Part of Advances in Neural Information Processing Systems 32 (NeurIPS 2019)
Juncheng Li, Shuhui Qu, Xinjian Li, Joseph Szurley, J. Zico Kolter, Florian Metze
Voice Assistants (VAs) such as Amazon Alexa or Google Assistant rely on wake-word detection to respond to people's commands, which could potentially be vulnerable to audio adversarial examples. In this work, we target our attack on the wake-word detection system. Our goal is to jam the model with some inconspicuous background music to deactivate the VAs while our audio adversary is present. We implemented an emulated wake-word detection system of Amazon Alexa based on recent publications.

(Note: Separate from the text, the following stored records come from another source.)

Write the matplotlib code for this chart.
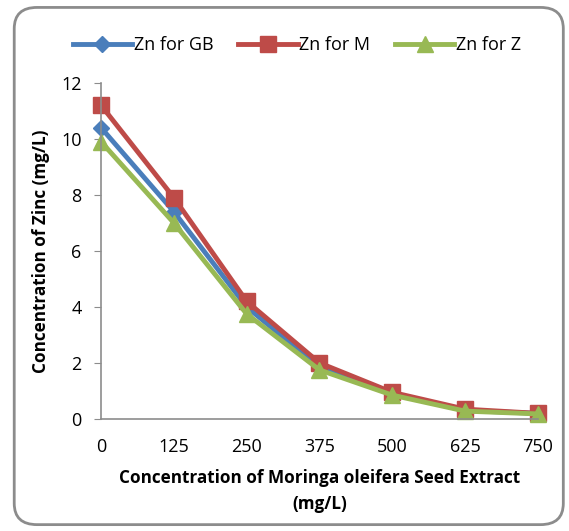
import matplotlib
matplotlib.use("Agg")
import matplotlib.pyplot as plt
from matplotlib.patches import FancyBboxPatch

# ── Data ───────────────────────────────────────────────────────────────────
doses = [0, 125, 250, 375, 500, 625, 750]          # mg/L
zn_gb = [10.4, 7.4, 4.0, 1.85, 0.9, 0.3, 0.2]
zn_m = [11.2, 7.9, 4.2, 2.0, 0.95, 0.35, 0.2]
zn_z = [9.9, 7.0, 3.75, 1.75, 0.85, 0.28, 0.18]
y_ticks = [0, 2, 4, 6, 8, 10, 12]

plt.rcParams["font.family"] = ["Open Sans", "DejaVu Sans"]

fig = plt.figure(figsize=(5.69, 5.31), dpi=100)

# rounded chart border
border = FancyBboxPatch((0.025, 0.012), 0.965, 0.974,
                        boxstyle="round,pad=0,rounding_size=0.04",
                        transform=fig.transFigure, fill=False,
                        edgecolor="#8c8c8c", lw=2.0)
fig.patches.append(border)

ax = fig.add_axes([0.1775, 0.211, 0.768, 0.633])

ax.plot(doses, zn_gb, "-D", color="#4a7ebb", lw=3.5, ms=8, label="Zn for GB")
ax.plot(doses, zn_m, "-s", color="#be4b48", lw=3.5, ms=12, label="Zn for M")
ax.plot(doses, zn_z, "-^", color="#98b954", lw=3.5, ms=12, label="Zn for Z")

ax.set_xlim(0, 750)
ax.set_ylim(0, 12)
ax.set_xticks(doses)
ax.set_yticks(y_ticks)
ax.tick_params(axis="x", length=0, pad=14, labelsize=13)
ax.tick_params(axis="y", length=5, color="#8c8c8c", labelsize=13, pad=9)

for s in ["top", "right"]:
    ax.spines[s].set_visible(False)
for s in ["left", "bottom"]:
    ax.spines[s].set_color("#8c8c8c")
    ax.spines[s].set_linewidth(1.2)
for ln in ax.lines:
    ln.set_clip_on(False)

ax.set_xlabel("Concentration of Moringa oleifera Seed Extract\n(mg/L)",
              fontweight="bold", fontsize=12.3, labelpad=9, linespacing=1.55)
ax.set_ylabel("Concentration of Zinc (mg/L)", fontweight="bold", fontsize=12.3,
              labelpad=8)

fig.legend(loc="center", bbox_to_anchor=(0.522, 0.915), ncol=3, frameon=False,
           fontsize=13, handlelength=3.3, handletextpad=0.1, columnspacing=1.35)

fig.savefig("out.png", dpi=100)
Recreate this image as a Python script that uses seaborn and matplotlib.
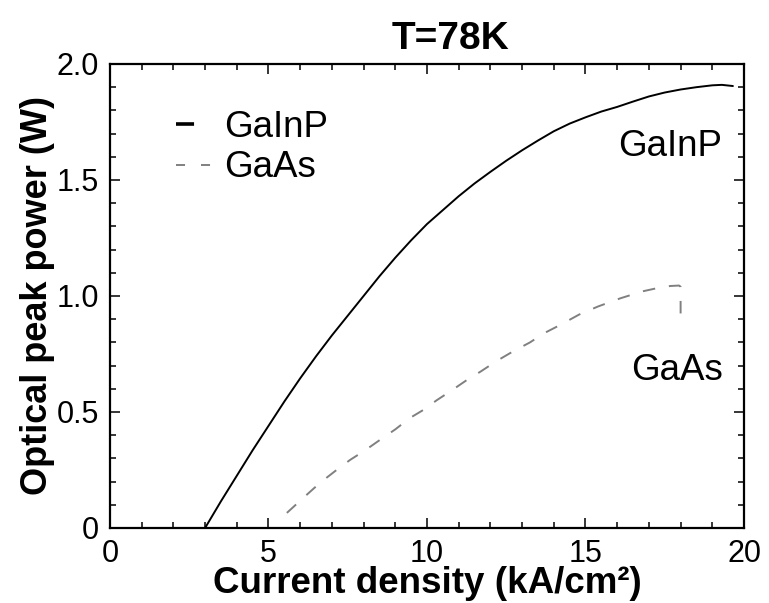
import matplotlib
matplotlib.use("Agg")
import matplotlib.pyplot as plt
from matplotlib.lines import Line2D
from matplotlib.ticker import MultipleLocator, FixedLocator, FixedFormatter
import seaborn as sns
import pandas as pd

# Optical peak power vs. current density at 78 K
gainp_j = [3.0, 3.5, 4.0, 4.5, 5.0, 5.5, 6.0, 6.5, 7.0, 7.5, 8.0, 8.5, 9.0, 9.5,
           10.0, 10.5, 11.0, 11.5, 12.0, 12.5, 13.0, 13.5, 14.0, 14.5, 15.0,
           15.5, 16.0, 16.5, 17.0, 17.5, 18.0, 18.5, 19.0, 19.3, 19.65]
gainp_p = [0.0, 0.115, 0.225, 0.335, 0.44, 0.545, 0.645, 0.74, 0.83, 0.915, 1.0,
           1.085, 1.165, 1.24, 1.31, 1.37, 1.43, 1.485, 1.535, 1.583, 1.628,
           1.67, 1.71, 1.743, 1.77, 1.795, 1.815, 1.838, 1.86, 1.877, 1.89,
           1.90, 1.908, 1.91, 1.905]

gaas_j = [5.58, 6.1, 6.62, 7.1, 7.57, 8.05, 8.52, 9.0, 9.46, 9.9, 10.3, 10.8,
          11.26, 11.7, 12.2, 12.7, 13.25, 13.7, 14.2, 14.8, 15.4, 16.1, 16.8,
          17.3, 17.67, 17.95, 18.0, 18.0]
gaas_p = [0.065, 0.13, 0.194, 0.245, 0.293, 0.335, 0.38, 0.425, 0.474, 0.51,
          0.55, 0.595, 0.638, 0.675, 0.72, 0.76, 0.80, 0.84, 0.875, 0.92, 0.955,
          0.99, 1.02, 1.035, 1.043, 1.045, 1.04, 0.91]

x_major = [0, 5, 10, 15, 20]
x_labels = ["0", "5", "10", "15", "20"]
y_major = [0, 0.5, 1.0, 1.5, 2.0]
y_labels = ["0", "0.5", "1.0", "1.5", "2.0"]

sns.set_theme(style="white")
plt.rcParams["font.family"] = ["Liberation Sans", "DejaVu Sans"]
plt.rcParams["lines.scale_dashes"] = False
plt.rcParams["text.color"] = "black"
plt.rcParams["axes.labelcolor"] = "black"
plt.rcParams["xtick.color"] = "black"
plt.rcParams["ytick.color"] = "black"

gainp = pd.DataFrame({"j": gainp_j, "p": gainp_p})
gaas = pd.DataFrame({"j": gaas_j, "p": gaas_p})

fig = plt.figure(figsize=(7.69, 6.03), dpi=100)
ax = fig.add_axes([0.143, 0.1244, 0.8245, 0.7695])

sns.lineplot(data=gainp, x="j", y="p", ax=ax, color="black", linewidth=1.4,
             estimator=None, sort=False)
sns.lineplot(data=gaas, x="j", y="p", ax=ax, color="#808080", linewidth=1.4,
             estimator=None, sort=False, linestyle=(0, (9, 10)))

ax.set_xlim(0, 20)
ax.set_ylim(0, 2.0)
ax.xaxis.set_major_locator(FixedLocator(x_major))
ax.xaxis.set_major_formatter(FixedFormatter(x_labels))
ax.yaxis.set_major_locator(FixedLocator(y_major))
ax.yaxis.set_major_formatter(FixedFormatter(y_labels))
ax.xaxis.set_minor_locator(MultipleLocator(1))
ax.yaxis.set_minor_locator(MultipleLocator(0.1))

ax.tick_params(which="both", direction="in", top=True, right=True,
               bottom=True, left=True, color="black", labelcolor="black", width=1.1)
ax.tick_params(which="major", length=7, labelsize=22, pad=8)
ax.tick_params(which="minor", length=4)
for s in ax.spines.values():
    s.set_color("black")
    s.set_linewidth(1.6)

ax.set_xlabel("Current density (kA/cm²)", fontsize=26.5, fontweight="bold",
              labelpad=-2, color="black")
ax.set_ylabel("Optical peak power (W)", fontsize=26, fontweight="bold",
              labelpad=1, color="black")
ax.set_title("T=78K", fontsize=28, fontweight="bold", pad=11, x=0.537, color="black")

ax.text(17.66, 1.645, "GaInP", fontsize=26.5, ha="center", va="center")
ax.text(17.9, 0.68, "GaAs", fontsize=26.5, ha="center", va="center")

handles = [
    Line2D([], [], color="black", linewidth=2.6, solid_capstyle="butt",
           linestyle=(0, (13, 100))),
    Line2D([], [], color="#808080", linewidth=1.4, linestyle=(0, (6.5, 11.5))),
]
ax.legend(handles, ["GaInP", "GaAs"], loc="upper left", bbox_to_anchor=(0.075, 0.9415),
          frameon=False, fontsize=26.5, handlelength=0.95, handletextpad=0.37,
          labelspacing=0.16, borderpad=0)

fig.savefig("out.png", dpi=100)
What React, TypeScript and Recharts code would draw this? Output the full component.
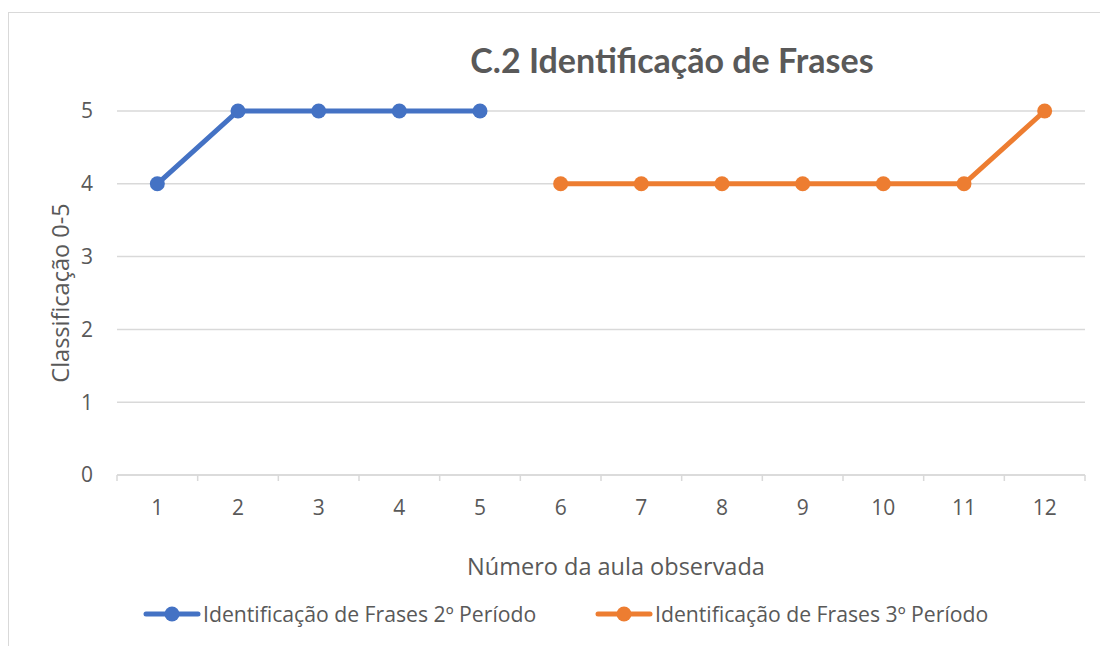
import React from 'react';
import { LineChart, Line, XAxis, YAxis, CartesianGrid } from 'recharts';

const aulas = ['1', '2', '3', '4', '5', '6', '7', '8', '9', '10', '11', '12'];
const periodo2 = [4, 5, 5, 5, 5, null, null, null, null, null, null, null];
const periodo3 = [null, null, null, null, null, 4, 4, 4, 4, 4, 4, 5];
const yTicks = [0, 1, 2, 3, 4, 5];

const SERIES = [
  { key: 'p2', name: 'Identificação de Frases 2º Período', color: '#4472C4', legendLeft: 143 },
  { key: 'p3', name: 'Identificação de Frases 3º Período', color: '#ED7D31', legendLeft: 595 },
];

const data = aulas.map((a, i) => ({ aula: a, p2: periodo2[i], p3: periodo3[i] }));

const W = 1100;
const H = 646;
const MARGIN = { top: 111, right: 15, bottom: 141, left: 30 };
const Y_AXIS_W = 87;
const BAND = (W - MARGIN.left - Y_AXIS_W - MARGIN.right) / aulas.length;
const FONT = '"Open Sans", "Noto Sans", sans-serif';
const TITLE_FONT = 'Lato, Carlito, Calibri, sans-serif';
const GRID = '#d9d9d9';
const TEXT = '#595959';
const TICK_SIZE = 6;
const TICK_MARGIN = 18;

// ticks de estilo Excel: marcas nas fronteiras das categorias
const XTick = (props: any) => {
  const { x, y, payload, index } = props;
  const axisY = y - TICK_SIZE - TICK_MARGIN;
  const left = x - BAND / 2;
  const right = x + BAND / 2;
  return (
    <g>
      <line x1={left} x2={left} y1={axisY} y2={axisY + TICK_SIZE} stroke={GRID} strokeWidth={1.5} />
      {index === aulas.length - 1 && (
        <line x1={right} x2={right} y1={axisY} y2={axisY + TICK_SIZE} stroke={GRID} strokeWidth={1.5} />
      )}
      <text x={x} y={y + 1} dy="0.71em" textAnchor="middle" fill={TEXT} fontSize={21} fontFamily={FONT}>
        {payload.value}
      </text>
    </g>
  );
};

const LegendItem = ({ color, name, left }: { color: string; name: string; left: number }) => (
  <div style={{ position: 'absolute', left, top: 601, display: 'flex', alignItems: 'center', fontSize: 21.2, color: TEXT }}>
    <svg width={58} height={24}>
      <line x1={3} x2={55} y1={12} y2={12} stroke={color} strokeWidth={5} strokeLinecap="round" />
      <circle cx={29} cy={12} r={7.5} fill={color} />
    </svg>
    <span style={{ marginLeft: 2, lineHeight: '26px' }}>{name}</span>
  </div>
);

export default function App() {
  return (
    <div style={{ position: 'absolute', left: 0, top: 0, width: W, height: H, overflow: 'hidden', background: '#fff', fontFamily: FONT }}>
      <div style={{ position: 'absolute', left: 8, top: 12, width: 1120, height: 700, border: `1px solid ${GRID}` }} />
      <LineChart width={W} height={H} data={data} margin={MARGIN}>
        <CartesianGrid vertical={false} stroke={GRID} strokeWidth={1.5} />
        <XAxis
          dataKey="aula"
          scale="band"
          stroke={GRID}
          strokeWidth={1.5}
          tickLine={false}
          tickSize={TICK_SIZE}
          tickMargin={TICK_MARGIN}
          tick={<XTick />}
          interval={0}
          height={30}
        />
        <YAxis
          width={Y_AXIS_W}
          domain={[0, 5]}
          ticks={yTicks}
          axisLine={false}
          tickLine={false}
          tickSize={TICK_SIZE}
          tickMargin={TICK_MARGIN}
          tick={{ fill: TEXT, fontSize: 21, fontFamily: FONT }}
        />
        {SERIES.map((s) => (
          <Line
            key={s.key}
            dataKey={s.key}
            name={s.name}
            stroke={s.color}
            strokeWidth={5}
            dot={{ r: 7.5, fill: s.color, stroke: s.color, strokeWidth: 0 }}
            connectNulls={false}
            isAnimationActive={false}
          />
        ))}
      </LineChart>
      <div style={{ position: 'absolute', left: 372, width: 600, top: 39, textAlign: 'center', fontSize: 34, fontWeight: 700, color: TEXT, fontFamily: TITLE_FONT }}>
        C.2 Identificação de Frases
      </div>
      <div
        style={{
          position: 'absolute', left: 60, top: 293, width: 300, textAlign: 'center', fontSize: 23.5, color: TEXT,
          transform: 'translate(-50%, -50%) rotate(-90deg)', lineHeight: '26px',
        }}
      >
        Classificação 0-5
      </div>
      <div style={{ position: 'absolute', left: 416, width: 400, top: 550, textAlign: 'center', fontSize: 23.5, color: TEXT }}>
        Número da aula observada
      </div>
      {SERIES.map((s) => (
        <LegendItem key={s.key} color={s.color} name={s.name} left={s.legendLeft} />
      ))}
    </div>
  );
}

We validated our models against the real Alexa in terms of wake-word detection accuracy. Then we computed our audio adversaries with consideration of expectation over transform and we implemented our audio adversary with a differentiable synthesizer. Next we verified our audio adversaries digitally on hundreds of samples of utterances collected from the real world. Our experiments show that we can effectively reduce the recognition F1 score of our emulated model from 93.4% to 11.0%. Finally, we tested our audio adversary over the air, and verified it works effectively against Alexa, reducing its F1 score from 92.5% to 11.0%. To the best of our knowledge, this is the first real-world adversarial attack against a commercial grade VA wake-word detection system. Our demo video is included in the supplementary material.